- [Your goal]:
Set the listing down unchanged, minus every embedded image.

--- BEGIN ---

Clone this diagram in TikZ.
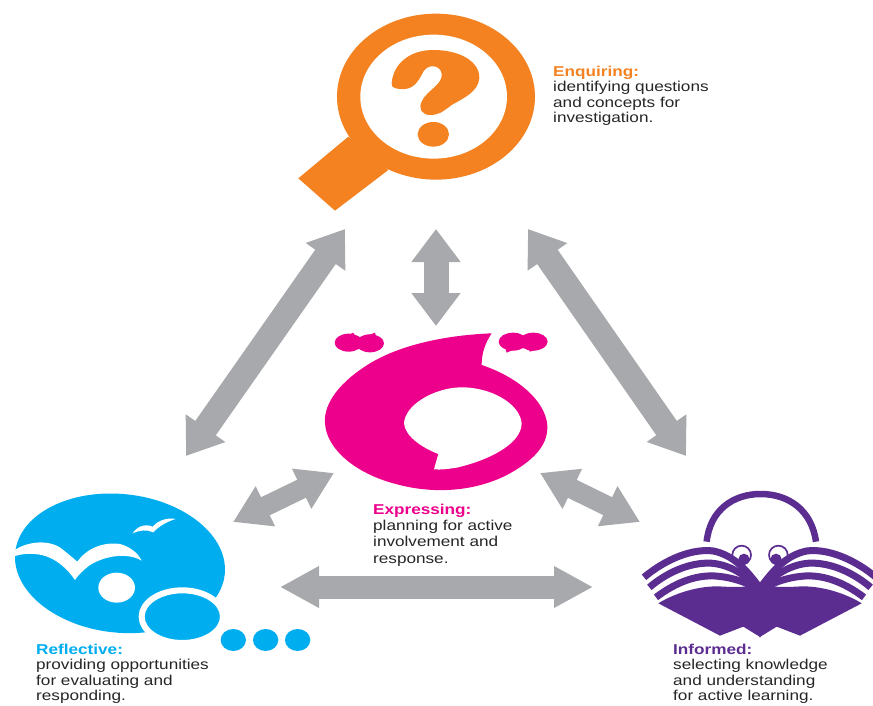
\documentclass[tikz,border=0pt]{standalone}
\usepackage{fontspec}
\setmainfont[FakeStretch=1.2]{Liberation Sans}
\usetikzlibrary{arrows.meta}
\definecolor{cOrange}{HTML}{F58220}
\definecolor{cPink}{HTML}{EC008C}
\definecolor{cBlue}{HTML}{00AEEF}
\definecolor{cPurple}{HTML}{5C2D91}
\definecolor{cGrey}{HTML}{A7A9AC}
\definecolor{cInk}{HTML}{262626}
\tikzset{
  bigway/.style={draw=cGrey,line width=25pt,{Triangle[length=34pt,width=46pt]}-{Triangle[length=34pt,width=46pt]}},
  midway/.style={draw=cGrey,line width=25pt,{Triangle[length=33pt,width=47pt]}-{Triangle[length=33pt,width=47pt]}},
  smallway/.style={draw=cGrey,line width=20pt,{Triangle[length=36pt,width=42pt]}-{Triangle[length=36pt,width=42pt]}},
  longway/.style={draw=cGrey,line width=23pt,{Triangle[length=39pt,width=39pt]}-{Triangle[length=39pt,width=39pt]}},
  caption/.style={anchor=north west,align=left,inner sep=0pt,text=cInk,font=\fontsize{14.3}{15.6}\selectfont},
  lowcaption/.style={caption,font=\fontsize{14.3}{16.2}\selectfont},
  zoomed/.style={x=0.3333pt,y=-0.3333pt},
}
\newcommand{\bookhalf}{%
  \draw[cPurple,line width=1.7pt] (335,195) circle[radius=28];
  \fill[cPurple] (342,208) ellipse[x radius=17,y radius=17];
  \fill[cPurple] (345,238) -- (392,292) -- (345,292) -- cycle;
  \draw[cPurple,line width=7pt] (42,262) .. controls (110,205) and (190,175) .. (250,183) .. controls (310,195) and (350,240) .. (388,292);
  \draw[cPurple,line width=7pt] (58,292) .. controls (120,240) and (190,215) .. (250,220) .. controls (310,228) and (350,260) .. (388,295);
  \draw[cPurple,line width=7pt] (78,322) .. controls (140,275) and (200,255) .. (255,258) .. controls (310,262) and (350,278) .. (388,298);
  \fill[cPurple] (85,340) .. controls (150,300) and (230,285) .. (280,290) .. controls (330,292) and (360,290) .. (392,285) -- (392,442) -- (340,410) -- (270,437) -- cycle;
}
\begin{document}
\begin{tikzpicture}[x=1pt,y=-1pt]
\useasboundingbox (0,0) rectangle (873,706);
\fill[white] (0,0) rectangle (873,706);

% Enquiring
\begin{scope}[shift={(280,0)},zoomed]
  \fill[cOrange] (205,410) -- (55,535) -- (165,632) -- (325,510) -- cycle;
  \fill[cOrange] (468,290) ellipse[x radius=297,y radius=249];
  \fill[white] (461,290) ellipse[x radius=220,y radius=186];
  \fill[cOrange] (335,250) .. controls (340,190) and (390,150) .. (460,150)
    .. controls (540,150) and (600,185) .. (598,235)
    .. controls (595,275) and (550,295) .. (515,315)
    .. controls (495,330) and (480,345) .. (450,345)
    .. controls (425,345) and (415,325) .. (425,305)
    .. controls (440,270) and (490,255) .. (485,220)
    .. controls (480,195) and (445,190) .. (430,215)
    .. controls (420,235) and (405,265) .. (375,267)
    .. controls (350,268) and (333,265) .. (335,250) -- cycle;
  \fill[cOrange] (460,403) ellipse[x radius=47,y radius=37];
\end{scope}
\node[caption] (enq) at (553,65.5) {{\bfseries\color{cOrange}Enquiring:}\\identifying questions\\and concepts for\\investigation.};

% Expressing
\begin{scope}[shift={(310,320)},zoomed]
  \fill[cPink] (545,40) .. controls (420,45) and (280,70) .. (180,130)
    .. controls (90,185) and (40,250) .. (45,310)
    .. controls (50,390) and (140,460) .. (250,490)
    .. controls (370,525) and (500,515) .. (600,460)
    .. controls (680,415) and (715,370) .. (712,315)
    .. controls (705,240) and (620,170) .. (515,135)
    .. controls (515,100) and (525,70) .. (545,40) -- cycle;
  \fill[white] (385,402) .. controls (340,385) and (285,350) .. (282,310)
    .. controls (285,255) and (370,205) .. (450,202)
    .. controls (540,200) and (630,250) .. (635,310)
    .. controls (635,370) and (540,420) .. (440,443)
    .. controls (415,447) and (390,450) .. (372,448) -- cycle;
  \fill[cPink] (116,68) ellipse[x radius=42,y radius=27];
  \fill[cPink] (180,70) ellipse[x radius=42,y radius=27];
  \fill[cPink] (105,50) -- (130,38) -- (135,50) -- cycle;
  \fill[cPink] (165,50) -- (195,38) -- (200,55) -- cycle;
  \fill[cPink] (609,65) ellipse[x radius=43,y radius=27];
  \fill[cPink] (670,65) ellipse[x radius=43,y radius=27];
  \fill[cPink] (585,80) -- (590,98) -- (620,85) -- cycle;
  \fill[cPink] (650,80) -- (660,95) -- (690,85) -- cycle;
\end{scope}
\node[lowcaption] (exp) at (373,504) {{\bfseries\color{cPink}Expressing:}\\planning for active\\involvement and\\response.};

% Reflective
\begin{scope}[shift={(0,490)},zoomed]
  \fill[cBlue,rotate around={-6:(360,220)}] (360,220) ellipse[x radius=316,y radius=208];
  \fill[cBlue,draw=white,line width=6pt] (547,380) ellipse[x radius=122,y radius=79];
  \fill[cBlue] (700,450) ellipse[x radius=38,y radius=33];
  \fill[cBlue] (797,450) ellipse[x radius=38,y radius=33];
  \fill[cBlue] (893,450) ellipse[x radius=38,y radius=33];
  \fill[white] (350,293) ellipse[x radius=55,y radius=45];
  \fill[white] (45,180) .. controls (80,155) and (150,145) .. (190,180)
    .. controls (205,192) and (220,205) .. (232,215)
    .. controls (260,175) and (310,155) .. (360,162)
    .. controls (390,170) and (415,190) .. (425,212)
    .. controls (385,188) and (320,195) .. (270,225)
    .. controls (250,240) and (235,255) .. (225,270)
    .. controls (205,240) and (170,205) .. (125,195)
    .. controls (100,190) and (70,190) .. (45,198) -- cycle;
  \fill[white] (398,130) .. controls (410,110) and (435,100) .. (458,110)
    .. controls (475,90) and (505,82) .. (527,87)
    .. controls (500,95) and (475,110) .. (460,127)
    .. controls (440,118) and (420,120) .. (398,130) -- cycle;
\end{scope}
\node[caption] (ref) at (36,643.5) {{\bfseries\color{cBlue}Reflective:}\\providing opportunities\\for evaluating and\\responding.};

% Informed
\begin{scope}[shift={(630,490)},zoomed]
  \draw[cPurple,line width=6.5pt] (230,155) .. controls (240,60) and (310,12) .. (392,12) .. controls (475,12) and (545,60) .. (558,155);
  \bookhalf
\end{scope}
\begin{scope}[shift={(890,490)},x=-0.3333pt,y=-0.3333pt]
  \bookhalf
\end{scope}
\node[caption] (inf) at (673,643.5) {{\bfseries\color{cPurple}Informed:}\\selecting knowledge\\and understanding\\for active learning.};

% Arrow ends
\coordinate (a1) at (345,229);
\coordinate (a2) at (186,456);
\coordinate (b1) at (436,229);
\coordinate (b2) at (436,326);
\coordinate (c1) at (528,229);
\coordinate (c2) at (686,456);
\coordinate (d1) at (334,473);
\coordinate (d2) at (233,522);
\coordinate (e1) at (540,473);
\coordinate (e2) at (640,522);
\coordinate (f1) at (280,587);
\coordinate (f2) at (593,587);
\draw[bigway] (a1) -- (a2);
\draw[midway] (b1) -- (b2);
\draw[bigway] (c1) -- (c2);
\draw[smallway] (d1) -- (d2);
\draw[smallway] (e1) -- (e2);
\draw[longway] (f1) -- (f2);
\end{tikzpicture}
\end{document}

--- END ---

- [Solution for this exercise]:
Clone this diagram in TikZ.
\documentclass[tikz,border=0pt]{standalone}
\usepackage{fontspec}
\setmainfont[FakeStretch=1.2]{Liberation Sans}
\usetikzlibrary{arrows.meta}
\definecolor{cOrange}{HTML}{F58220}
\definecolor{cPink}{HTML}{EC008C}
\definecolor{cBlue}{HTML}{00AEEF}
\definecolor{cPurple}{HTML}{5C2D91}
\definecolor{cGrey}{HTML}{A7A9AC}
\definecolor{cInk}{HTML}{262626}
\tikzset{
  bigway/.style={draw=cGrey,line width=25pt,{Triangle[length=34pt,width=46pt]}-{Triangle[length=34pt,width=46pt]}},
  midway/.style={draw=cGrey,line width=25pt,{Triangle[length=33pt,width=47pt]}-{Triangle[length=33pt,width=47pt]}},
  smallway/.style={draw=cGrey,line width=20pt,{Triangle[length=36pt,width=42pt]}-{Triangle[length=36pt,width=42pt]}},
  longway/.style={draw=cGrey,line width=23pt,{Triangle[length=39pt,width=39pt]}-{Triangle[length=39pt,width=39pt]}},
  caption/.style={anchor=north west,align=left,inner sep=0pt,text=cInk,font=\fontsize{14.3}{15.6}\selectfont},
  lowcaption/.style={caption,font=\fontsize{14.3}{16.2}\selectfont},
  zoomed/.style={x=0.3333pt,y=-0.3333pt},
}
\newcommand{\bookhalf}{%
  \draw[cPurple,line width=1.7pt] (335,195) circle[radius=28];
  \fill[cPurple] (342,208) ellipse[x radius=17,y radius=17];
  \fill[cPurple] (345,238) -- (392,292) -- (345,292) -- cycle;
  \draw[cPurple,line width=7pt] (42,262) .. controls (110,205) and (190,175) .. (250,183) .. controls (310,195) and (350,240) .. (388,292);
  \draw[cPurple,line width=7pt] (58,292) .. controls (120,240) and (190,215) .. (250,220) .. controls (310,228) and (350,260) .. (388,295);
  \draw[cPurple,line width=7pt] (78,322) .. controls (140,275) and (200,255) .. (255,258) .. controls (310,262) and (350,278) .. (388,298);
  \fill[cPurple] (85,340) .. controls (150,300) and (230,285) .. (280,290) .. controls (330,292) and (360,290) .. (392,285) -- (392,442) -- (340,410) -- (270,437) -- cycle;
}
\begin{document}
\begin{tikzpicture}[x=1pt,y=-1pt]
\useasboundingbox (0,0) rectangle (873,706);
\fill[white] (0,0) rectangle (873,706);

% Enquiring
\begin{scope}[shift={(280,0)},zoomed]
  \fill[cOrange] (205,410) -- (55,535) -- (165,632) -- (325,510) -- cycle;
  \fill[cOrange] (468,290) ellipse[x radius=297,y radius=249];
  \fill[white] (461,290) ellipse[x radius=220,y radius=186];
  \fill[cOrange] (335,250) .. controls (340,190) and (390,150) .. (460,150)
    .. controls (540,150) and (600,185) .. (598,235)
    .. controls (595,275) and (550,295) .. (515,315)
    .. controls (495,330) and (480,345) .. (450,345)
    .. controls (425,345) and (415,325) .. (425,305)
    .. controls (440,270) and (490,255) .. (485,220)
    .. controls (480,195) and (445,190) .. (430,215)
    .. controls (420,235) and (405,265) .. (375,267)
    .. controls (350,268) and (333,265) .. (335,250) -- cycle;
  \fill[cOrange] (460,403) ellipse[x radius=47,y radius=37];
\end{scope}
\node[caption] (enq) at (553,65.5) {{\bfseries\color{cOrange}Enquiring:}\\identifying questions\\and concepts for\\investigation.};

% Expressing
\begin{scope}[shift={(310,320)},zoomed]
  \fill[cPink] (545,40) .. controls (420,45) and (280,70) .. (180,130)
    .. controls (90,185) and (40,250) .. (45,310)
    .. controls (50,390) and (140,460) .. (250,490)
    .. controls (370,525) and (500,515) .. (600,460)
    .. controls (680,415) and (715,370) .. (712,315)
    .. controls (705,240) and (620,170) .. (515,135)
    .. controls (515,100) and (525,70) .. (545,40) -- cycle;
  \fill[white] (385,402) .. controls (340,385) and (285,350) .. (282,310)
    .. controls (285,255) and (370,205) .. (450,202)
    .. controls (540,200) and (630,250) .. (635,310)
    .. controls (635,370) and (540,420) .. (440,443)
    .. controls (415,447) and (390,450) .. (372,448) -- cycle;
  \fill[cPink] (116,68) ellipse[x radius=42,y radius=27];
  \fill[cPink] (180,70) ellipse[x radius=42,y radius=27];
  \fill[cPink] (105,50) -- (130,38) -- (135,50) -- cycle;
  \fill[cPink] (165,50) -- (195,38) -- (200,55) -- cycle;
  \fill[cPink] (609,65) ellipse[x radius=43,y radius=27];
  \fill[cPink] (670,65) ellipse[x radius=43,y radius=27];
  \fill[cPink] (585,80) -- (590,98) -- (620,85) -- cycle;
  \fill[cPink] (650,80) -- (660,95) -- (690,85) -- cycle;
\end{scope}
\node[lowcaption] (exp) at (373,504) {{\bfseries\color{cPink}Expressing:}\\planning for active\\involvement and\\response.};

% Reflective
\begin{scope}[shift={(0,490)},zoomed]
  \fill[cBlue,rotate around={-6:(360,220)}] (360,220) ellipse[x radius=316,y radius=208];
  \fill[cBlue,draw=white,line width=6pt] (547,380) ellipse[x radius=122,y radius=79];
  \fill[cBlue] (700,450) ellipse[x radius=38,y radius=33];
  \fill[cBlue] (797,450) ellipse[x radius=38,y radius=33];
  \fill[cBlue] (893,450) ellipse[x radius=38,y radius=33];
  \fill[white] (350,293) ellipse[x radius=55,y radius=45];
  \fill[white] (45,180) .. controls (80,155) and (150,145) .. (190,180)
    .. controls (205,192) and (220,205) .. (232,215)
    .. controls (260,175) and (310,155) .. (360,162)
    .. controls (390,170) and (415,190) .. (425,212)
    .. controls (385,188) and (320,195) .. (270,225)
    .. controls (250,240) and (235,255) .. (225,270)
    .. controls (205,240) and (170,205) .. (125,195)
    .. controls (100,190) and (70,190) .. (45,198) -- cycle;
  \fill[white] (398,130) .. controls (410,110) and (435,100) .. (458,110)
    .. controls (475,90) and (505,82) .. (527,87)
    .. controls (500,95) and (475,110) .. (460,127)
    .. controls (440,118) and (420,120) .. (398,130) -- cycle;
\end{scope}
\node[caption] (ref) at (36,643.5) {{\bfseries\color{cBlue}Reflective:}\\providing opportunities\\for evaluating and\\responding.};

% Informed
\begin{scope}[shift={(630,490)},zoomed]
  \draw[cPurple,line width=6.5pt] (230,155) .. controls (240,60) and (310,12) .. (392,12) .. controls (475,12) and (545,60) .. (558,155);
  \bookhalf
\end{scope}
\begin{scope}[shift={(890,490)},x=-0.3333pt,y=-0.3333pt]
  \bookhalf
\end{scope}
\node[caption] (inf) at (673,643.5) {{\bfseries\color{cPurple}Informed:}\\selecting knowledge\\and understanding\\for active learning.};

% Arrow ends
\coordinate (a1) at (345,229);
\coordinate (a2) at (186,456);
\coordinate (b1) at (436,229);
\coordinate (b2) at (436,326);
\coordinate (c1) at (528,229);
\coordinate (c2) at (686,456);
\coordinate (d1) at (334,473);
\coordinate (d2) at (233,522);
\coordinate (e1) at (540,473);
\coordinate (e2) at (640,522);
\coordinate (f1) at (280,587);
\coordinate (f2) at (593,587);
\draw[bigway] (a1) -- (a2);
\draw[midway] (b1) -- (b2);
\draw[bigway] (c1) -- (c2);
\draw[smallway] (d1) -- (d2);
\draw[smallway] (e1) -- (e2);
\draw[longway] (f1) -- (f2);
\end{tikzpicture}
\end{document}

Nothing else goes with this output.